Recorded data:
>> BEGIN
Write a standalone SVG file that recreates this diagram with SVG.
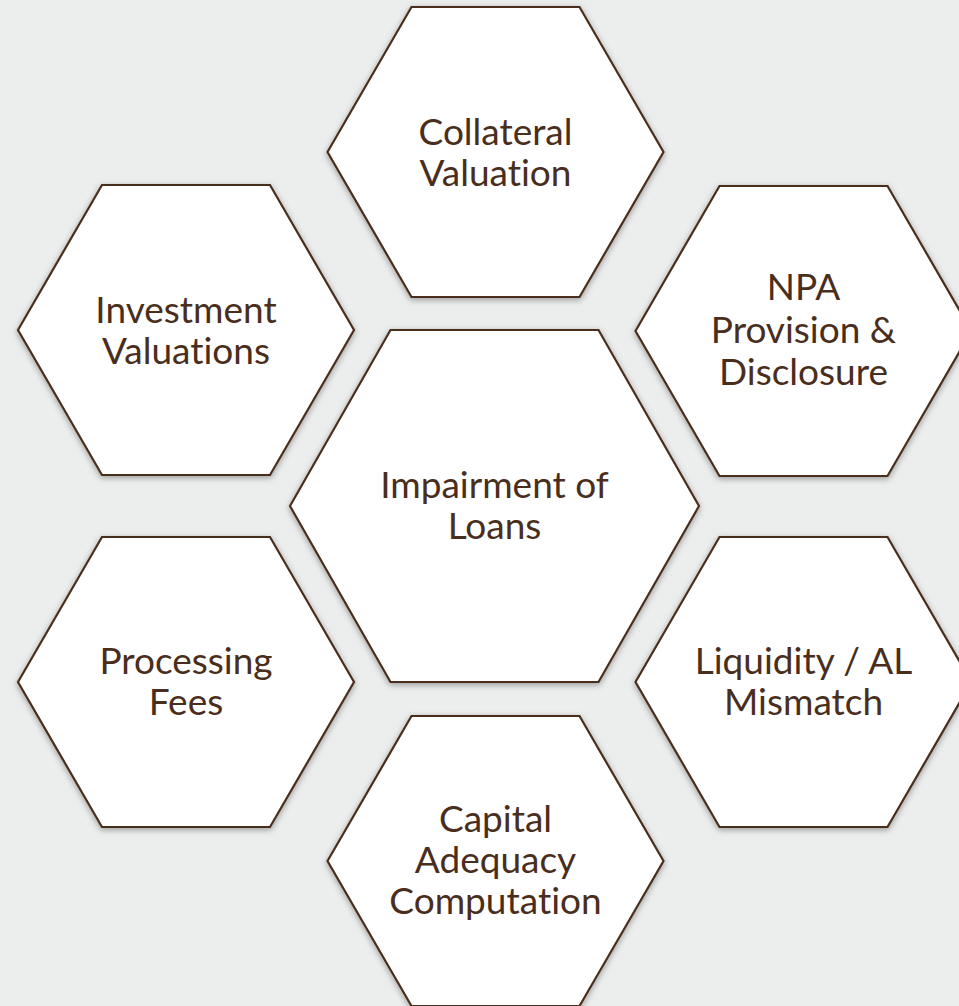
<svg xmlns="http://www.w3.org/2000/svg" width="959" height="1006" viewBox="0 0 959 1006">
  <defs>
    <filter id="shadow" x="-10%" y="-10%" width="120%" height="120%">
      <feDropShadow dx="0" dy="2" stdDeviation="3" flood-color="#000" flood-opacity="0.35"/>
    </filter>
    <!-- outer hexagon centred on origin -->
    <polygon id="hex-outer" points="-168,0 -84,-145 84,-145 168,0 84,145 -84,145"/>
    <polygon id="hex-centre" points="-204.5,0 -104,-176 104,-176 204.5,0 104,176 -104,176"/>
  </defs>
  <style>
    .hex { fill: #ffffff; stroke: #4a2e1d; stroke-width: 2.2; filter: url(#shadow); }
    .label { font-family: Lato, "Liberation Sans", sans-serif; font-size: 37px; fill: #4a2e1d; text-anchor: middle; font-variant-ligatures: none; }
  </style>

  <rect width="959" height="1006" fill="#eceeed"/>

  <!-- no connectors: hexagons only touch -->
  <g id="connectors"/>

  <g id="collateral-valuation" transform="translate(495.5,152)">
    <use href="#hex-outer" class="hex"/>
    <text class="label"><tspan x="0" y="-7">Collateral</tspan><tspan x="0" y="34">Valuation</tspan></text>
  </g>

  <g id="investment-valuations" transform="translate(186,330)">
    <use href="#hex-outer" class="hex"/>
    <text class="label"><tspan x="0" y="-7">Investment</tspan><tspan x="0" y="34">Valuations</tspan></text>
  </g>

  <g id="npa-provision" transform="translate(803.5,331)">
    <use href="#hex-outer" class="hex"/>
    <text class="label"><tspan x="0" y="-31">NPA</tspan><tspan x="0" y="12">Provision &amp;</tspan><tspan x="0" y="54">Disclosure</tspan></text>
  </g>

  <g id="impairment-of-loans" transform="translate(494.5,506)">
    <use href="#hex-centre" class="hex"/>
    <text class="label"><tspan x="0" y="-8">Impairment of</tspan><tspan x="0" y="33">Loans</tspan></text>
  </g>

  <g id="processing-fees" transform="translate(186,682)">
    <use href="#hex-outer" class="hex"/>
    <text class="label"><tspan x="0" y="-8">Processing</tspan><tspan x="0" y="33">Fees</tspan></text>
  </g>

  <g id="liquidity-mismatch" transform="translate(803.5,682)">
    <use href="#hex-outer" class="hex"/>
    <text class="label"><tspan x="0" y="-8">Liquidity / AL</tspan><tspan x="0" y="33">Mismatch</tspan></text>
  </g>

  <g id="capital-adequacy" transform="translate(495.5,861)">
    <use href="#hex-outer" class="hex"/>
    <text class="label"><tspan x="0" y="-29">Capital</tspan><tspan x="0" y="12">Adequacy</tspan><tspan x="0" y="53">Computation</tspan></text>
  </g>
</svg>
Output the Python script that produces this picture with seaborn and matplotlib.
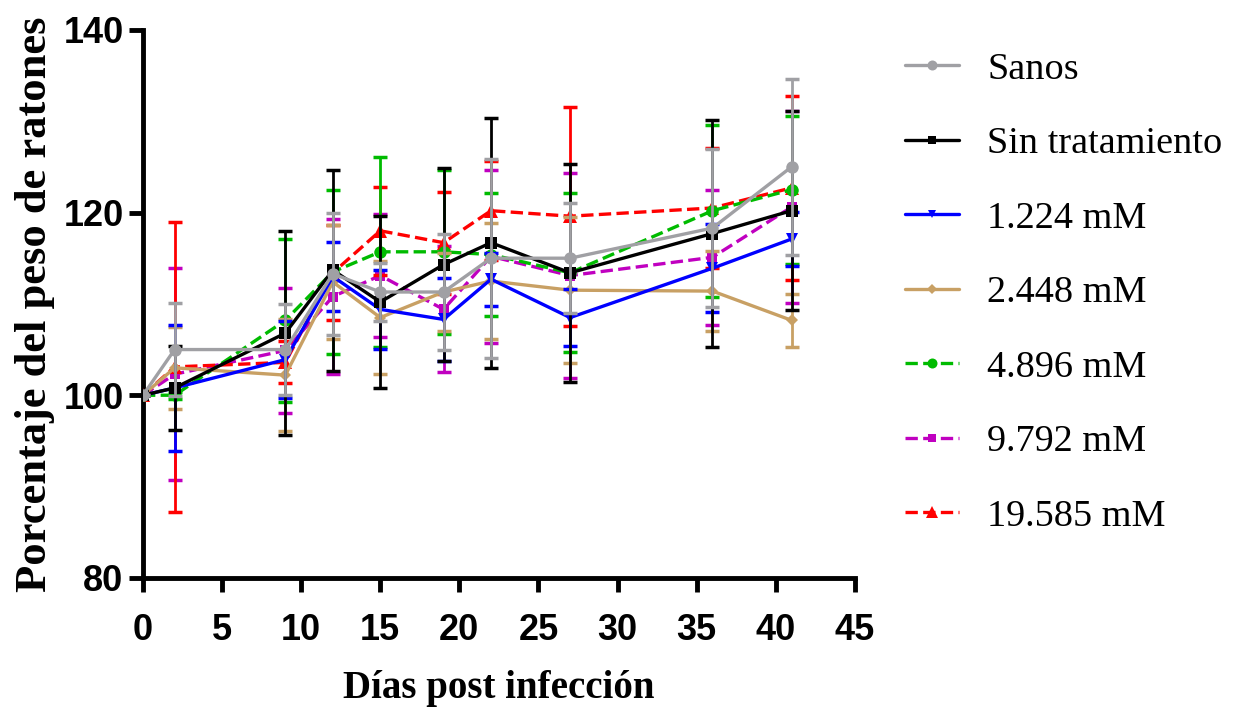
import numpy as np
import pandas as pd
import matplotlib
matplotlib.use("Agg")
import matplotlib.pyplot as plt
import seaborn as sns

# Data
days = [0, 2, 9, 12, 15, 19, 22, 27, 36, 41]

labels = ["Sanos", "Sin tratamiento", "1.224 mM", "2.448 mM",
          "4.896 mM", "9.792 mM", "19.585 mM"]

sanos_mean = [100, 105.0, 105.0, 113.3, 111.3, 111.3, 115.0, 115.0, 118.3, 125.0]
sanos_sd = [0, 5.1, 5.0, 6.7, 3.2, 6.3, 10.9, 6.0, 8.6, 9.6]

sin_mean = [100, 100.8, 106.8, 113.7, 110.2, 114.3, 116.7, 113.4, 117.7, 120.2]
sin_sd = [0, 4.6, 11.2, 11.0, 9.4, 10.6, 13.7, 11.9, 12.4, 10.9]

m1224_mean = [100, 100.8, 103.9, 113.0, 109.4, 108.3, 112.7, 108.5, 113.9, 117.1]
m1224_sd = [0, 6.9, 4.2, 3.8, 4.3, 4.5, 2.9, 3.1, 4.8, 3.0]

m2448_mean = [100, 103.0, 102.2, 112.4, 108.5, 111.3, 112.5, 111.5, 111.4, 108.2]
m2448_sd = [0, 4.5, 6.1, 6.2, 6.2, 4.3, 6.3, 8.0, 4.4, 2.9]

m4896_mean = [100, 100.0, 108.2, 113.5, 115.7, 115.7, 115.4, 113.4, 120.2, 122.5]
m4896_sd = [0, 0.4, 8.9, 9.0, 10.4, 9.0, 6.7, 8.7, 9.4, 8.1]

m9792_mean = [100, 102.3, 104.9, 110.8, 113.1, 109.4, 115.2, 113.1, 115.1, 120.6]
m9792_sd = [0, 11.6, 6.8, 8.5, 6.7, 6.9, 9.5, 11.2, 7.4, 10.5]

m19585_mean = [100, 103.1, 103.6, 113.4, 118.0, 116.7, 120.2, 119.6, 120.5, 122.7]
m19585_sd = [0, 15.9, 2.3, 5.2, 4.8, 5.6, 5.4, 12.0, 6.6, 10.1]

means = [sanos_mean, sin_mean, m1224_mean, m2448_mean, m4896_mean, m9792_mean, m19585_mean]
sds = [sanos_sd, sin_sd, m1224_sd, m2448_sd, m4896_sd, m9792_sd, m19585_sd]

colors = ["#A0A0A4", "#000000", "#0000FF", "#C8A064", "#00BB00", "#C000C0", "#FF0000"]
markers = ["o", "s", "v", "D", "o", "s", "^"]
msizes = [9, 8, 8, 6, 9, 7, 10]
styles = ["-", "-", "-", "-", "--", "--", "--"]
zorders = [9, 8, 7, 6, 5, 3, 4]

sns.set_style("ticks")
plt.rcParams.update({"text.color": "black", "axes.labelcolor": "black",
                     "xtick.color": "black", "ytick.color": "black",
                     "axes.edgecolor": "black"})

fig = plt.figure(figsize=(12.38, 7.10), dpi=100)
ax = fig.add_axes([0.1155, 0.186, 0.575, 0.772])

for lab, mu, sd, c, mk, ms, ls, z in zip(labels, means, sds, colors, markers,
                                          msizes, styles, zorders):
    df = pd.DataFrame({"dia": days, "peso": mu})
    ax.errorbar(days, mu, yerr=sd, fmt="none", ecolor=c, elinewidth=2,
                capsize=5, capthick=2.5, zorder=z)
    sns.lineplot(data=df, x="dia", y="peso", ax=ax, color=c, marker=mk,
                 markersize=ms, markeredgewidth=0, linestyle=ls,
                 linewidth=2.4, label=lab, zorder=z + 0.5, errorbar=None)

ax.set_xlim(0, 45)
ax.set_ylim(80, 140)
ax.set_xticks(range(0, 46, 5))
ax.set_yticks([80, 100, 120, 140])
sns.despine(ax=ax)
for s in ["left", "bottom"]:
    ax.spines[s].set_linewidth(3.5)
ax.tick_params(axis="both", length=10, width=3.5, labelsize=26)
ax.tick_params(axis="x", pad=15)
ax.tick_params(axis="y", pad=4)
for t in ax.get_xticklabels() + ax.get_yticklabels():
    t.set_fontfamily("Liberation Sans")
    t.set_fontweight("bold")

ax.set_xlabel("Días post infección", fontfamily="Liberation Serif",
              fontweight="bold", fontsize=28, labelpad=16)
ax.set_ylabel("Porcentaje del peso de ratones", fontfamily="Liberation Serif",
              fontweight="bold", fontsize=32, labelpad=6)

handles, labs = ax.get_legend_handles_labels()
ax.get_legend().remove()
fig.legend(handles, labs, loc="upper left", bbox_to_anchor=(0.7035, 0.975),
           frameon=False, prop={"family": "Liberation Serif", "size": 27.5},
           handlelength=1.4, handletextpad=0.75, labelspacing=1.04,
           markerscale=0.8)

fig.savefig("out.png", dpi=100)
>> END
What to produce: Return the listing above unchanged, apart from dropping its pictures.

Finished task:
Write a standalone SVG file that recreates this diagram with SVG.
<svg xmlns="http://www.w3.org/2000/svg" width="959" height="1006" viewBox="0 0 959 1006">
  <defs>
    <filter id="shadow" x="-10%" y="-10%" width="120%" height="120%">
      <feDropShadow dx="0" dy="2" stdDeviation="3" flood-color="#000" flood-opacity="0.35"/>
    </filter>
    <!-- outer hexagon centred on origin -->
    <polygon id="hex-outer" points="-168,0 -84,-145 84,-145 168,0 84,145 -84,145"/>
    <polygon id="hex-centre" points="-204.5,0 -104,-176 104,-176 204.5,0 104,176 -104,176"/>
  </defs>
  <style>
    .hex { fill: #ffffff; stroke: #4a2e1d; stroke-width: 2.2; filter: url(#shadow); }
    .label { font-family: Lato, "Liberation Sans", sans-serif; font-size: 37px; fill: #4a2e1d; text-anchor: middle; font-variant-ligatures: none; }
  </style>

  <rect width="959" height="1006" fill="#eceeed"/>

  <!-- no connectors: hexagons only touch -->
  <g id="connectors"/>

  <g id="collateral-valuation" transform="translate(495.5,152)">
    <use href="#hex-outer" class="hex"/>
    <text class="label"><tspan x="0" y="-7">Collateral</tspan><tspan x="0" y="34">Valuation</tspan></text>
  </g>

  <g id="investment-valuations" transform="translate(186,330)">
    <use href="#hex-outer" class="hex"/>
    <text class="label"><tspan x="0" y="-7">Investment</tspan><tspan x="0" y="34">Valuations</tspan></text>
  </g>

  <g id="npa-provision" transform="translate(803.5,331)">
    <use href="#hex-outer" class="hex"/>
    <text class="label"><tspan x="0" y="-31">NPA</tspan><tspan x="0" y="12">Provision &amp;</tspan><tspan x="0" y="54">Disclosure</tspan></text>
  </g>

  <g id="impairment-of-loans" transform="translate(494.5,506)">
    <use href="#hex-centre" class="hex"/>
    <text class="label"><tspan x="0" y="-8">Impairment of</tspan><tspan x="0" y="33">Loans</tspan></text>
  </g>

  <g id="processing-fees" transform="translate(186,682)">
    <use href="#hex-outer" class="hex"/>
    <text class="label"><tspan x="0" y="-8">Processing</tspan><tspan x="0" y="33">Fees</tspan></text>
  </g>

  <g id="liquidity-mismatch" transform="translate(803.5,682)">
    <use href="#hex-outer" class="hex"/>
    <text class="label"><tspan x="0" y="-8">Liquidity / AL</tspan><tspan x="0" y="33">Mismatch</tspan></text>
  </g>

  <g id="capital-adequacy" transform="translate(495.5,861)">
    <use href="#hex-outer" class="hex"/>
    <text class="label"><tspan x="0" y="-29">Capital</tspan><tspan x="0" y="12">Adequacy</tspan><tspan x="0" y="53">Computation</tspan></text>
  </g>
</svg>
Output the Python script that produces this picture with seaborn and matplotlib.
import numpy as np
import pandas as pd
import matplotlib
matplotlib.use("Agg")
import matplotlib.pyplot as plt
import seaborn as sns

# Data
days = [0, 2, 9, 12, 15, 19, 22, 27, 36, 41]

labels = ["Sanos", "Sin tratamiento", "1.224 mM", "2.448 mM",
          "4.896 mM", "9.792 mM", "19.585 mM"]

sanos_mean = [100, 105.0, 105.0, 113.3, 111.3, 111.3, 115.0, 115.0, 118.3, 125.0]
sanos_sd = [0, 5.1, 5.0, 6.7, 3.2, 6.3, 10.9, 6.0, 8.6, 9.6]

sin_mean = [100, 100.8, 106.8, 113.7, 110.2, 114.3, 116.7, 113.4, 117.7, 120.2]
sin_sd = [0, 4.6, 11.2, 11.0, 9.4, 10.6, 13.7, 11.9, 12.4, 10.9]

m1224_mean = [100, 100.8, 103.9, 113.0, 109.4, 108.3, 112.7, 108.5, 113.9, 117.1]
m1224_sd = [0, 6.9, 4.2, 3.8, 4.3, 4.5, 2.9, 3.1, 4.8, 3.0]

m2448_mean = [100, 103.0, 102.2, 112.4, 108.5, 111.3, 112.5, 111.5, 111.4, 108.2]
m2448_sd = [0, 4.5, 6.1, 6.2, 6.2, 4.3, 6.3, 8.0, 4.4, 2.9]

m4896_mean = [100, 100.0, 108.2, 113.5, 115.7, 115.7, 115.4, 113.4, 120.2, 122.5]
m4896_sd = [0, 0.4, 8.9, 9.0, 10.4, 9.0, 6.7, 8.7, 9.4, 8.1]

m9792_mean = [100, 102.3, 104.9, 110.8, 113.1, 109.4, 115.2, 113.1, 115.1, 120.6]
m9792_sd = [0, 11.6, 6.8, 8.5, 6.7, 6.9, 9.5, 11.2, 7.4, 10.5]

m19585_mean = [100, 103.1, 103.6, 113.4, 118.0, 116.7, 120.2, 119.6, 120.5, 122.7]
m19585_sd = [0, 15.9, 2.3, 5.2, 4.8, 5.6, 5.4, 12.0, 6.6, 10.1]

means = [sanos_mean, sin_mean, m1224_mean, m2448_mean, m4896_mean, m9792_mean, m19585_mean]
sds = [sanos_sd, sin_sd, m1224_sd, m2448_sd, m4896_sd, m9792_sd, m19585_sd]

colors = ["#A0A0A4", "#000000", "#0000FF", "#C8A064", "#00BB00", "#C000C0", "#FF0000"]
markers = ["o", "s", "v", "D", "o", "s", "^"]
msizes = [9, 8, 8, 6, 9, 7, 10]
styles = ["-", "-", "-", "-", "--", "--", "--"]
zorders = [9, 8, 7, 6, 5, 3, 4]

sns.set_style("ticks")
plt.rcParams.update({"text.color": "black", "axes.labelcolor": "black",
                     "xtick.color": "black", "ytick.color": "black",
                     "axes.edgecolor": "black"})

fig = plt.figure(figsize=(12.38, 7.10), dpi=100)
ax = fig.add_axes([0.1155, 0.186, 0.575, 0.772])

for lab, mu, sd, c, mk, ms, ls, z in zip(labels, means, sds, colors, markers,
                                          msizes, styles, zorders):
    df = pd.DataFrame({"dia": days, "peso": mu})
    ax.errorbar(days, mu, yerr=sd, fmt="none", ecolor=c, elinewidth=2,
                capsize=5, capthick=2.5, zorder=z)
    sns.lineplot(data=df, x="dia", y="peso", ax=ax, color=c, marker=mk,
                 markersize=ms, markeredgewidth=0, linestyle=ls,
                 linewidth=2.4, label=lab, zorder=z + 0.5, errorbar=None)

ax.set_xlim(0, 45)
ax.set_ylim(80, 140)
ax.set_xticks(range(0, 46, 5))
ax.set_yticks([80, 100, 120, 140])
sns.despine(ax=ax)
for s in ["left", "bottom"]:
    ax.spines[s].set_linewidth(3.5)
ax.tick_params(axis="both", length=10, width=3.5, labelsize=26)
ax.tick_params(axis="x", pad=15)
ax.tick_params(axis="y", pad=4)
for t in ax.get_xticklabels() + ax.get_yticklabels():
    t.set_fontfamily("Liberation Sans")
    t.set_fontweight("bold")

ax.set_xlabel("Días post infección", fontfamily="Liberation Serif",
              fontweight="bold", fontsize=28, labelpad=16)
ax.set_ylabel("Porcentaje del peso de ratones", fontfamily="Liberation Serif",
              fontweight="bold", fontsize=32, labelpad=6)

handles, labs = ax.get_legend_handles_labels()
ax.get_legend().remove()
fig.legend(handles, labs, loc="upper left", bbox_to_anchor=(0.7035, 0.975),
           frameon=False, prop={"family": "Liberation Serif", "size": 27.5},
           handlelength=1.4, handletextpad=0.75, labelspacing=1.04,
           markerscale=0.8)

fig.savefig("out.png", dpi=100)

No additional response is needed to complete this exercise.